• **Requirement**: Copy out all lines in the data below containing the string "LaTeX".

>>>

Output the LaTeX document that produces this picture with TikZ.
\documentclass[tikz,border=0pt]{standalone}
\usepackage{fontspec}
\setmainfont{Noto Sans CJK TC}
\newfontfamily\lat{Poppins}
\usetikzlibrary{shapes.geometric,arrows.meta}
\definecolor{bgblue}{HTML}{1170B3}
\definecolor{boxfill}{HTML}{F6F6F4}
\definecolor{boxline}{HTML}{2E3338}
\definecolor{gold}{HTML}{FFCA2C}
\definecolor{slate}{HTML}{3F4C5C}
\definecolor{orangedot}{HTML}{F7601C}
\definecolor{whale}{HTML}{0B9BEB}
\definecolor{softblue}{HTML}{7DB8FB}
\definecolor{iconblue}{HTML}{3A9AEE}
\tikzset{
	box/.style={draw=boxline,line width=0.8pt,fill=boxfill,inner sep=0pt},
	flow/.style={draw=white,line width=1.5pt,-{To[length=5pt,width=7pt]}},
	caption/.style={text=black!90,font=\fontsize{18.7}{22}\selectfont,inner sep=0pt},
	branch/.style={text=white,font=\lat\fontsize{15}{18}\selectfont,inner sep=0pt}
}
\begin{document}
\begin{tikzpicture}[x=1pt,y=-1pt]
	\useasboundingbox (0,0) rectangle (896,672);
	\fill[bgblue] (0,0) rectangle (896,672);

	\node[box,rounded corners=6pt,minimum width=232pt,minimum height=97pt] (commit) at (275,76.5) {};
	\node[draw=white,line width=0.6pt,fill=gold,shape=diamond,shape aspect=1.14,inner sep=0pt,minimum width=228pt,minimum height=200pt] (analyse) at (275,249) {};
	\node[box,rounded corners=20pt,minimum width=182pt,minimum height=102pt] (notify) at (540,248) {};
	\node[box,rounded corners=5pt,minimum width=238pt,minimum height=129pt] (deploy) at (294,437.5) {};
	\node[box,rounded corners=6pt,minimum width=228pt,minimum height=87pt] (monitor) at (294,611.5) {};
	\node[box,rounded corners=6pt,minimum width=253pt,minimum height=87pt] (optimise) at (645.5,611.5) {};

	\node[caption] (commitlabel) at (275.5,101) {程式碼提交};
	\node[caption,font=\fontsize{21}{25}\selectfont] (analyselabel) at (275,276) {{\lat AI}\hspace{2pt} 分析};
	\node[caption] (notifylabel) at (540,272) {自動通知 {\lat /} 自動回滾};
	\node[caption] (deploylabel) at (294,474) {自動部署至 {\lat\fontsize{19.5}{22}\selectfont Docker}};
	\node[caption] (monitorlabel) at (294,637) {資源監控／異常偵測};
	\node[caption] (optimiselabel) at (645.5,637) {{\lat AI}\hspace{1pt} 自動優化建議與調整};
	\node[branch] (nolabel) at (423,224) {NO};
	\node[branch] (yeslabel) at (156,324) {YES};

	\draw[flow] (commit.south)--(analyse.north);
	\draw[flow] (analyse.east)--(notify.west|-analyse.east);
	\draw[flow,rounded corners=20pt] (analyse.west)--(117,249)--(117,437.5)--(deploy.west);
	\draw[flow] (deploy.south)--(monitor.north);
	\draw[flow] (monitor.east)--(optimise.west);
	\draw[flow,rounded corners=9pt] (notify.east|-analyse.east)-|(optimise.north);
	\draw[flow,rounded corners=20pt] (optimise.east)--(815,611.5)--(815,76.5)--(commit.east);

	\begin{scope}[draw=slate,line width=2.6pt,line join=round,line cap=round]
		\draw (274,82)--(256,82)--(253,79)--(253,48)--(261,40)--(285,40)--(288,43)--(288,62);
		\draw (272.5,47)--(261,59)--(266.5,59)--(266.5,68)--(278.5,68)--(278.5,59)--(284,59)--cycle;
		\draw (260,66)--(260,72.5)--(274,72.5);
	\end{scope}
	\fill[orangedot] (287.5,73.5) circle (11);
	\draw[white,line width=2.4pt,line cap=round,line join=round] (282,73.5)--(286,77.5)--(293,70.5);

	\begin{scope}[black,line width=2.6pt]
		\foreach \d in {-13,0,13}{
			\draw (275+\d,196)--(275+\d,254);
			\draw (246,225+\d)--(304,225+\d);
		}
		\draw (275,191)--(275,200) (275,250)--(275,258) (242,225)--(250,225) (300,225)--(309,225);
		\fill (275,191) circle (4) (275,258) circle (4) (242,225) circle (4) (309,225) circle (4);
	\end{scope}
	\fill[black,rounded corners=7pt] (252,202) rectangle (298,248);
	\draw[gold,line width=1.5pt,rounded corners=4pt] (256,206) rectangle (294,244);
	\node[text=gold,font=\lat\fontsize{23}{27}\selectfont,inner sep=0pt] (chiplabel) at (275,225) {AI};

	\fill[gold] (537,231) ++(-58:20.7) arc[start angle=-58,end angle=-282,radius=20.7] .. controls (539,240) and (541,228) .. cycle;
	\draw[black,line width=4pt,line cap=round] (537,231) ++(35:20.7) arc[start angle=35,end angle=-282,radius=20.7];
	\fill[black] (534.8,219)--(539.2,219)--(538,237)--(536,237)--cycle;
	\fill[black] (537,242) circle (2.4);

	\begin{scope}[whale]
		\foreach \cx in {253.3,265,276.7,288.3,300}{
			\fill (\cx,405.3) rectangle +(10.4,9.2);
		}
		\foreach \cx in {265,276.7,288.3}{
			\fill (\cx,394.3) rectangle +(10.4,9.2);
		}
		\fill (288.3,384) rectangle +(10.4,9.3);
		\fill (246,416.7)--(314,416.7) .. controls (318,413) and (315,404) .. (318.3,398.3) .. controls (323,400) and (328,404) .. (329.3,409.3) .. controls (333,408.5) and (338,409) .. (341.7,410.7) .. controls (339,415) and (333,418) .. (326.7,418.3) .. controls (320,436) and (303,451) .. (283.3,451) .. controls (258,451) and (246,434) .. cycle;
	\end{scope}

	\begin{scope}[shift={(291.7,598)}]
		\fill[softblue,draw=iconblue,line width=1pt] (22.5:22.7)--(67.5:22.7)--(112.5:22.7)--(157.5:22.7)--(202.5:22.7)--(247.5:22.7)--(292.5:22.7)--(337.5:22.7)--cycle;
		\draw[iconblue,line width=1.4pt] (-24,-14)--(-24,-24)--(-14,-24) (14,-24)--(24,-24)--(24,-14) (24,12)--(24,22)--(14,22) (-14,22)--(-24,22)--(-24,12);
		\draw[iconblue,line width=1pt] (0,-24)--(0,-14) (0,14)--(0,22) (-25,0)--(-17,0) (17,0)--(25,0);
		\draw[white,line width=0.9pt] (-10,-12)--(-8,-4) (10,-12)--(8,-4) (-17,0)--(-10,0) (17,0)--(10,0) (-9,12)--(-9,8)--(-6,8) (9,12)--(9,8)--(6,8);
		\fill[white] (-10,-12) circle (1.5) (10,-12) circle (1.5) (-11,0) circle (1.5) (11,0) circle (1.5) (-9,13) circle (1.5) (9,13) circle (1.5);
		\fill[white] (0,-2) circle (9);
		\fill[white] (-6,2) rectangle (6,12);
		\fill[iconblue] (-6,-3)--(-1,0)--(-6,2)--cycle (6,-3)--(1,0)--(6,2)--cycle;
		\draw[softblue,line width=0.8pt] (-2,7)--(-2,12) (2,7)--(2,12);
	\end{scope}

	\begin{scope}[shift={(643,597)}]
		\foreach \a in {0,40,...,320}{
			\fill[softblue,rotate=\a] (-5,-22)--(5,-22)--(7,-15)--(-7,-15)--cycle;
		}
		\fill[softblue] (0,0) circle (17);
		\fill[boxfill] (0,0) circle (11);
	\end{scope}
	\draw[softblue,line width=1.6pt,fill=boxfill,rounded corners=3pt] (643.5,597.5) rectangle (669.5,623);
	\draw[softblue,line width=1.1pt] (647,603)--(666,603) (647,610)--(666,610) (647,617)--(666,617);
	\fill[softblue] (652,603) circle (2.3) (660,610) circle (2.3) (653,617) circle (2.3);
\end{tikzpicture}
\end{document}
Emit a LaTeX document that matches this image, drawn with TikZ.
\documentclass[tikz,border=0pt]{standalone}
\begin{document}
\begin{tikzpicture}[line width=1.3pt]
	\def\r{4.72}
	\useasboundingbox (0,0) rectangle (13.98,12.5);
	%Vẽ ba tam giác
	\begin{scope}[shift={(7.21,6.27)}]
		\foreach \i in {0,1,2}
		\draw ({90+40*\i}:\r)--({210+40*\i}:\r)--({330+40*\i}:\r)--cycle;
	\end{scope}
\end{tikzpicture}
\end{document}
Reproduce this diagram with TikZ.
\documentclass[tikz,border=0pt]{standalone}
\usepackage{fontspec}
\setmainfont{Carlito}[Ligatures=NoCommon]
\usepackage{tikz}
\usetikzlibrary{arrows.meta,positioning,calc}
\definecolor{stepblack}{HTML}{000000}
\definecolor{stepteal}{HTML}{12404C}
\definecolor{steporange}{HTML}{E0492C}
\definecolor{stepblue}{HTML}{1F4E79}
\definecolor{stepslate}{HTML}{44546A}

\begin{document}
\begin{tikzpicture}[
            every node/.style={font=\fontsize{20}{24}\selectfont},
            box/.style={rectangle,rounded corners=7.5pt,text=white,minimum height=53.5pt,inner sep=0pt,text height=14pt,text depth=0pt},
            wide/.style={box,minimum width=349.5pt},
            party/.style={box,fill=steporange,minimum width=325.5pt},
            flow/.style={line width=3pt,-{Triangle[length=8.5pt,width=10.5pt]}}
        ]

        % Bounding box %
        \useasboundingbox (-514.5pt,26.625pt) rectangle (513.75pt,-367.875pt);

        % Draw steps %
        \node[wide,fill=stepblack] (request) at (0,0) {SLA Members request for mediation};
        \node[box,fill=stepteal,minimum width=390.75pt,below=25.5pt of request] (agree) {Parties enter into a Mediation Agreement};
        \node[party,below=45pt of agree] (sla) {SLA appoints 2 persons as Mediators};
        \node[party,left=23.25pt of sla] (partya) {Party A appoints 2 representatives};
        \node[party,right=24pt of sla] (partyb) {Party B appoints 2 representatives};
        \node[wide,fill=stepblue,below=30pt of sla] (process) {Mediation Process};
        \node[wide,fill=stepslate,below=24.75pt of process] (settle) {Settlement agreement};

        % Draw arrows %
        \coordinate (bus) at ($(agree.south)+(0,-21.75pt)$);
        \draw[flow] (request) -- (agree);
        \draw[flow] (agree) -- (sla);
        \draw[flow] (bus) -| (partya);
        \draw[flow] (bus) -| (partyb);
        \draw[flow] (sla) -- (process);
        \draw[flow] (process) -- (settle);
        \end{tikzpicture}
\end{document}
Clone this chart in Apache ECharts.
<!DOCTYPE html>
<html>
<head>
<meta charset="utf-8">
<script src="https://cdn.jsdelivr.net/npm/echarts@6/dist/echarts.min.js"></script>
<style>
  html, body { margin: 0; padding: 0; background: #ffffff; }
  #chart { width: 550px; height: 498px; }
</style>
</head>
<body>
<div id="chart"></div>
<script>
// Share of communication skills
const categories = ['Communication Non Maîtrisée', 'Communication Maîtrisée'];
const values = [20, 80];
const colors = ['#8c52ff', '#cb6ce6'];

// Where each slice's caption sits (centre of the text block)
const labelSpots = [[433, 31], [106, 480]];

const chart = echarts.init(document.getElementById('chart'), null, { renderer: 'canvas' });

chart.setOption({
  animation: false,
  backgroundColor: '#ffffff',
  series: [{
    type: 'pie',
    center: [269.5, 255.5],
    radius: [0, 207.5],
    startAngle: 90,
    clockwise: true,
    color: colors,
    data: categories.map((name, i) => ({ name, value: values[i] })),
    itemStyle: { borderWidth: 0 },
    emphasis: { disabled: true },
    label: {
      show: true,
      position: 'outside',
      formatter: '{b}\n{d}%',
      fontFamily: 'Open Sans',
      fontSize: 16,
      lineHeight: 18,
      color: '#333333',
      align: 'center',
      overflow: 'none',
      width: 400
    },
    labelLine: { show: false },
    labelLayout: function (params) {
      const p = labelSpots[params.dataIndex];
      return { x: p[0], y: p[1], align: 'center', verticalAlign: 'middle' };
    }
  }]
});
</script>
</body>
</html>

<<<

• **Answer for this exercise**:
Output the LaTeX document that produces this picture with TikZ.
Emit a LaTeX document that matches this image, drawn with TikZ.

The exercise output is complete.